Contrôle des armes, peines alourdies…
Les principales propositions de cette consultation avaient pour mission de définir notamment «la direction et la politique d’Etat […] contre la violence, le crime organisé, la lutte contre la corruption» selon le chef de l’Etat, à l’image de la mesure sur l’extradition. «Nous avons défendu le pays, maintenant nous aurons plus d’outils pour combattre la criminalité et rendre la paix aux familles équatoriennes», a réagi le président Daniel Noboa sur les réseaux sociaux après le vote, avant de faire état d’un «triomphe» à l’annonce du résultat officiel.
Les Equatoriens se prononçaient également sur la participation de l’armée au contrôle des armes, l’alourdissement des peines pour les délits liés au crime organisé et sur la possibilité pour les forces de sécurité d’utiliser des armes saisies. Sur toutes ces questions sécuritaires, les électeurs ont appuyé les demandes du président Noboa. Les Equatoriens ont en revanche rejeté deux propositions : l’une sur la formalisation d’un travail payé à l’heure, mesure vivement critiquée par les syndicats et les organisations indigènes, où le «non» l’a emporté à 69 % selon le CNE. L’autre sur la reconnaissance de l’arbitrage international pour résoudre les litiges en matière d’investissement et de commerce (65 % de «non»).
Reportage
Gangréné par le narcotrafic, mais aussi la corruption, l’Equateur fait face depuis mi-janvier à une grave crise sécuritaire provoquée par les gangs.

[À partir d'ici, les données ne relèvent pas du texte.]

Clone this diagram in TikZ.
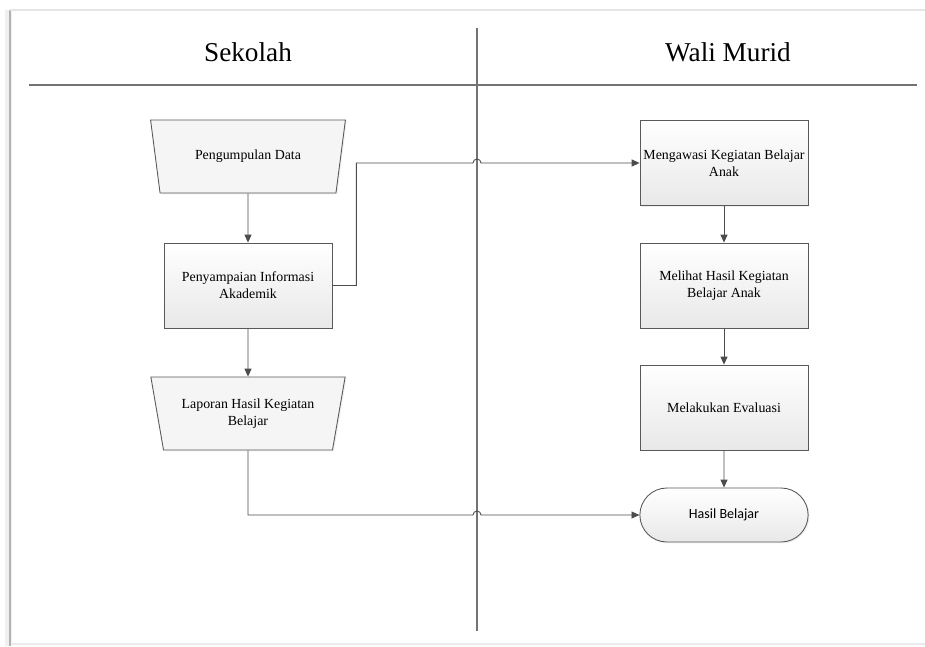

Le président Noboa, élu en novembre pour 18 mois, a déclaré le pays en «conflit armé interne» et a déployé l’armée pour neutraliser une vingtaine de ces groupes. Depuis lors, au moins une douzaine d’hommes politiques, responsables locaux, ou encore des procureurs ont été assassinés. Vendredi, le maire d’une localité minière du sud du pays a été tué par balle, troisième assassinat d’un édile en trois jours, et le cinquième en un an. En août 2023, peu avant le premier tour de la présidentielle, le principal candidat de l’opposition, Fernando Villavicencio, avait été abattu à la sortie d’un meeting de campagne. En 2023, le taux d’homicide a atteint le chiffre record de 43 pour 100 000 habitants, selon les chiffres officiels. En 2018, il était de 6 pour 100 000.
«Aucun regret»
À cette guerre interne s’ajoute la tempête diplomatique provoquée par l’assaut policier sur l’ambassade du Mexique à Quito début avril, sur ordre du président Noboa pour capturer l’ancien vice-président Jorge Glas (2013-2017), proche de l’ex-président Rafael Correa et qui fait l’objet d’une enquête pour corruption. Noboa, 36 ans, affirme qu’il n’a «aucun regret» concernant ce raid, qui a coûté au pays un procès - toujours en cours - devant la Cour internationale de justice (CIJ), et une condamnation internationale et des gouvernements de gauche d’Amérique Latine particulièrement fâchés.
Tensions
Malgré cette image internationale écornée, «on a l’impression que (localement) cette crise diplomatique avec le Mexique n’a pas eu d’effets négatifs (pour Noboa). Au contraire, les gens approuvent ses décisions prises en matière de sécurité», commente à l’AFP le politologue Santiago Basabe, de la Faculté latino-américaine des sciences sociales (Flacso). Au niveau national, l’urgence du moment est, depuis une semaine, énergétique, avec de sévères rationnements d’électricité (jusqu’à 13 heures par jour à Quito) et une revue en urgence des installations hydroélectriques.
Conséquence de la sécheresse, du phénomène el Niño, mais aussi d’une mauvaise gestion administrative, de l’aveu même des autorités, cette pénurie d’électricité serait aussi le fait de «sabotages» de hauts fonctionnaires liés à ses ennemis politiques, selon le président Noboa. Comprendre : le camp de l’ex-président Correa (2007-2017, en exil après sa condamnation pour corruption). Un décret présidentiel vendredi a ordonné la mobilisation de la police et de l’armée «pour garantir la sécurité des infrastructures énergétiques cruciales afin de prévenir le sabotage, les attaques terroristes ou d’autres menaces susceptibles d’affecter leur fonctionnement».
Mis à jour : lundi 22 avril à 7 h 30 avec le résultat du référendum.